As soon as the chicken started to brown, I added the ginger, garlic and chilli.
Looking back through my previous entries, just about everything I cook contains chilli. Am I obsessed? Maybe a little! I aim to cook something without chilli at least once a week, but honestly, with fresh chilli, chilli flakes, chilli sauce, tobasco, and pickled jalapeno on hand, something hot always ends up in the pan.
About a year ago, hubby heard about a new record-breaking chilli developed in Australia (I think it has since been dethroned as the hottest in the world). I went online and bought him a selection of chilli sauces, including Scorpion Strike Stupidly Hot BBQ Sauce. A few weeks ago, we were at a local market and saw the same sauces. We bought a bottle of the Stupidly Hot BBQ Sauce to give to hubby’s parents, and a bottle of Chilli Chocolate Sauce Cranky Croc Choc for us. (Don’t you love the names!!!) I might have to feature some of these sauces on my blog in the future.
Anyway, I digress…
After the garlic, ginger and, of course, chilli, I added in all tougher vegies, the ones that need a few minutes to cook through. For this dinner, it was baby corn and onion, but you can also use carrot, pumpkin, kumera, green beans or anything you like.

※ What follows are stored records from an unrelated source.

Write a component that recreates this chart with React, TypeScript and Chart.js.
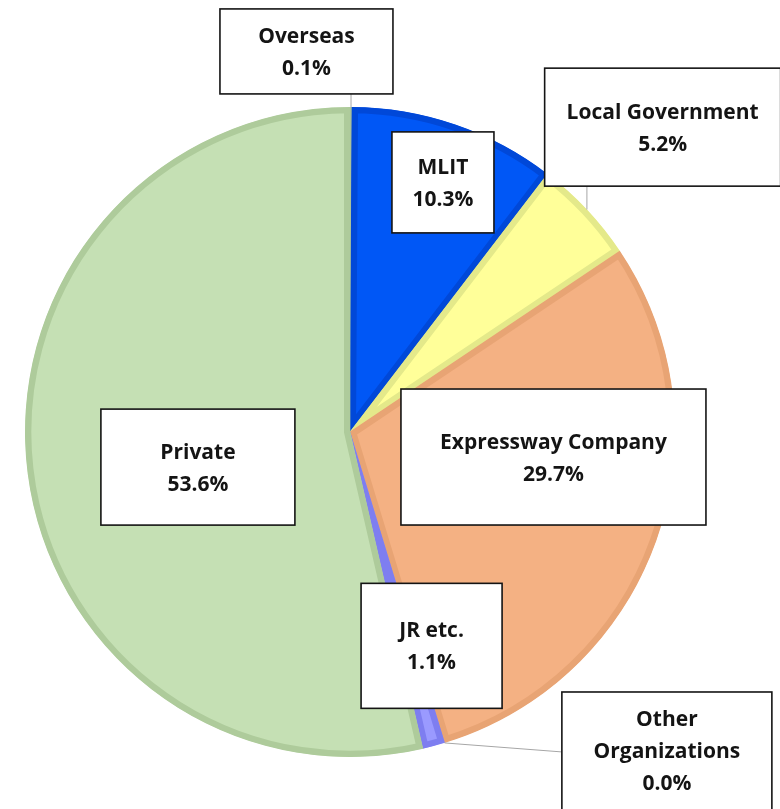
import React, { useEffect, useRef } from "react";
import { Chart, registerables } from "chart.js";

Chart.register(...registerables);

// ---- data ----
const categories = ["Overseas", "MLIT", "Local Government", "Expressway Company", "Other Organizations", "JR etc.", "Private"];
const shares = [0.1, 10.3, 5.2, 29.7, 0.0, 1.1, 53.6];
const labelLines = [
  ["Overseas"],
  ["MLIT"],
  ["Local Government"],
  ["Expressway Company"],
  ["Other", "Organizations"],
  ["JR etc."],
  ["Private"],
];
const fillColors = ["#B4C7A8", "#0057F6", "#FFFF99", "#F4B183", "#A5A5A5", "#9A9AFF", "#C5E0B4"];
const edgeColors = ["#A8BE9A", "#0048D8", "#E4E98A", "#E8A474", "#909090", "#7E7EF0", "#AECB9B"];

// label box layout: center offset in units of the pie radius, box size in px
const boxCenters = [
  [-0.134, -1.171],
  [0.286, -0.768],
  [0.962, -0.938],
  [0.626, 0.077],
  [0.975, 0.9815],
  [0.251, 0.658],
  [-0.468, 0.108],
];
const boxSizes = [
  [173, 85],
  [102, 101],
  [236, 118],
  [305, 136],
  [210, 118],
  [141, 125],
  [194, 116],
];
const leaderFor = [true, false, true, false, true, false, false];

const FONT = "bold 21px 'Open Sans', Lato, sans-serif";
const LINE_H = 32;

const labelPlugin = {
  id: "boxLabels",
  afterDatasetsDraw(chart: any) {
    const ctx = chart.ctx;
    const meta = chart.getDatasetMeta(0);
    const arcs = meta.data;
    if (!arcs.length) return;
    const cx = arcs[0].x;
    const cy = arcs[0].y;
    const r = arcs[0].outerRadius;
    ctx.save();
    arcs.forEach((arc: any, i: number) => {
      const bw = boxSizes[i][0];
      const bh = boxSizes[i][1];
      const bx = cx + boxCenters[i][0] * r;
      const by = cy + boxCenters[i][1] * r;
      const left = bx - bw / 2;
      const top = by - bh / 2;
      // leader line
      if (leaderFor[i]) {
        const mid = (arc.startAngle + arc.endAngle) / 2;
        const px = cx + Math.cos(mid) * r;
        const py = cy + Math.sin(mid) * r;
        let ex: number, ey: number;
        if (py > top + bh) { ex = px; ey = top + bh; }
        else if (py < top) { ex = px; ey = top; }
        else { ex = left; ey = py + 9; }
        ctx.strokeStyle = "#A6A6A6";
        ctx.lineWidth = 1;
        ctx.beginPath();
        ctx.moveTo(px, py);
        ctx.lineTo(ex, ey);
        ctx.stroke();
      }
      ctx.fillStyle = "#FFFFFF";
      ctx.fillRect(left, top, bw, bh);
      ctx.strokeStyle = "#141414";
      ctx.lineWidth = 1.6;
      ctx.strokeRect(left, top, bw, bh);
      const lines = [...labelLines[i], shares[i].toFixed(1) + "%"];
      ctx.fillStyle = "#141414";
      ctx.font = FONT;
      ctx.textAlign = "center";
      ctx.textBaseline = "middle";
      const startY = by + 1.5 - ((lines.length - 1) * LINE_H) / 2;
      lines.forEach((t, k) => ctx.fillText(t, bx, startY + k * LINE_H));
    });
    ctx.restore();
  },
};

export default function App() {
  const ref = useRef<HTMLCanvasElement | null>(null);
  useEffect(() => {
    if (!ref.current) return;
    const chart = new Chart(ref.current, {
      type: "pie",
      data: {
        labels: categories,
        datasets: [
          {
            data: shares,
            backgroundColor: fillColors,
            borderColor: edgeColors,
            borderWidth: 6,
            borderAlign: "inner",
            hoverOffset: 0,
            hoverBorderWidth: 6,
          } as any,
        ],
      },
      options: {
        responsive: false,
        animation: false,
        events: [],
        layout: { padding: { left: 25, right: 105, top: 107, bottom: 52 } },
        plugins: { legend: { display: false }, tooltip: { enabled: false } },
      },
      plugins: [labelPlugin],
    });
    return () => chart.destroy();
  }, []);
  return (
    <div style={{ position: "absolute", left: 0, top: 0, width: 780, height: 809, background: "#fff" }}>
      <canvas ref={ref} width={780} height={809} style={{ display: "block" }} />
    </div>
  );
}
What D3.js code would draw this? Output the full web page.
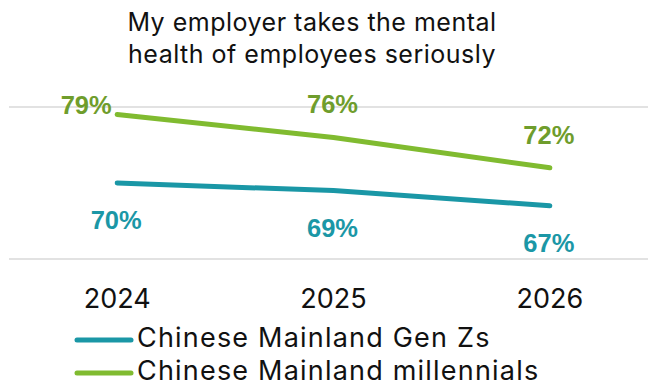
<!DOCTYPE html>
<html>
<head>
<meta charset="utf-8">
<script src="https://cdn.jsdelivr.net/npm/d3@7/dist/d3.min.js"></script>
<style>
  html, body { margin: 0; padding: 0; background: #fff; }
  svg { display: block; }
</style>
</head>
<body>
<div id="chart"></div>
<script>
// Survey data: share agreeing that their employer takes employee mental health seriously
const years = ["2024", "2025", "2026"];
const genZ = [70, 69, 67];
const millennials = [79, 76, 72];
const seriesNames = ["Chinese Mainland Gen Zs", "Chinese Mainland millennials"];
const yTicks = [60, 80];
const titleLines = ["My employer takes the mental", "health of employees seriously"];

const W = 648, H = 386;
const textFont = "Inter, 'Noto Sans', sans-serif";
const labelFont = "'Liberation Sans', Arial, sans-serif";

const series = [
  { name: seriesNames[0], values: genZ, line: "#1a97a6", label: "#1b97a6", place: "below" },
  { name: seriesNames[1], values: millennials, line: "#80bb30", label: "#6f9d2c", place: "above" }
];

const svg = d3.select("#chart").append("svg")
  .attr("width", W).attr("height", H);

const x = d3.scaleBand().domain(years).range([9, 658]).padding(0);
const cx = d => x(d) + x.bandwidth() / 2;
const y = d3.scaleLinear().domain([60, 80]).range([259, 107]);

// Title
svg.append("g").selectAll("text").data(titleLines).join("text")
  .attr("x", 312)
  .attr("y", (d, i) => 31 + i * 32)
  .attr("text-anchor", "middle")
  .attr("font-family", textFont)
  .attr("font-size", 25)
  .attr("letter-spacing", 0.5)
  .attr("fill", "#111")
  .text(d => d);

// Horizontal gridlines
svg.append("g").selectAll("line").data(yTicks).join("line")
  .attr("x1", 9).attr("x2", W)
  .attr("y1", d => y(d)).attr("y2", d => y(d))
  .attr("stroke", "#d9d9d9").attr("stroke-width", 1.5);

// Lines
const line = d3.line().x((d, i) => cx(years[i])).y(d => y(d));
svg.append("g").selectAll("path").data(series).join("path")
  .attr("d", s => line(s.values))
  .attr("fill", "none")
  .attr("stroke", s => s.line)
  .attr("stroke-width", 5)
  .attr("stroke-linecap", "round")
  .attr("stroke-linejoin", "round");

// Value labels: millennials above the line, Gen Zs below; first millennial label tucked to the left
const nudge = { "1-0": [-30, 23] };
const labelData = [];
series.forEach((s, si) => s.values.forEach((v, i) => {
  const n = nudge[si + "-" + i] || [0, 0];
  const base = s.place === "above" ? -24 : 46;
  labelData.push({ v, color: s.label, x: cx(years[i]) + n[0] - 1, y: y(v) + base + n[1] });
}));
svg.append("g").selectAll("text").data(labelData).join("text")
  .attr("x", d => d.x)
  .attr("y", d => d.y)
  .attr("text-anchor", "middle")
  .attr("font-family", labelFont)
  .attr("font-weight", "bold")
  .attr("font-size", 25.5)
  .attr("fill", d => d.color)
  .text(d => d.v + "%");

// Category axis labels
const xAxis = svg.append("g")
  .attr("transform", "translate(0,308)")
  .call(d3.axisBottom(x).tickSize(0).tickPadding(0));
xAxis.select(".domain").remove();
xAxis.selectAll("text")
  .attr("dy", 0)
  .attr("font-family", textFont)
  .attr("font-size", 27)
  .attr("fill", "#111");

// Legend
const legend = svg.append("g").selectAll("g").data(series).join("g")
  .attr("transform", (d, i) => `translate(0,${347 + i * 33})`);
legend.append("line")
  .attr("x1", 77).attr("x2", 131)
  .attr("y1", -7).attr("y2", -7)
  .attr("stroke", d => d.line)
  .attr("stroke-width", 5)
  .attr("stroke-linecap", "round");
legend.append("text")
  .attr("x", 137).attr("y", 0)
  .attr("font-family", textFont)
  .attr("font-size", 27)
  .attr("letter-spacing", 1.2)
  .attr("fill", "#111")
  .text(d => d.name);
</script>
</body>
</html>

At this point, I added the noodles and the sauces.
I use hokkein noodles more than anything else, as they are hubby’s favourite. Sometimes I skip them all together and serve the stir fry with rice, or I use flat rice noodles.
Like most of my cooking, I tend to just add ingredients until I am happy with the taste, and rarely do the same thing twice. This time I used approximately equal parts sweet chilli sauce and soy sauce and about a 2 teaspoons of fish sauce. I sometimes use oyster sauce, sesame oil, lemon, lime, or even a bottled Thai curry paste if a have some sitting open in the fridge.
Right at the very end, I added the soft vegies, like snow peas and capsicum.
I adjusted the flavours until I was happy, turned off the heat, added a few cashews for crunch (and for healthy fat) and sprinkled on some chopped coriander.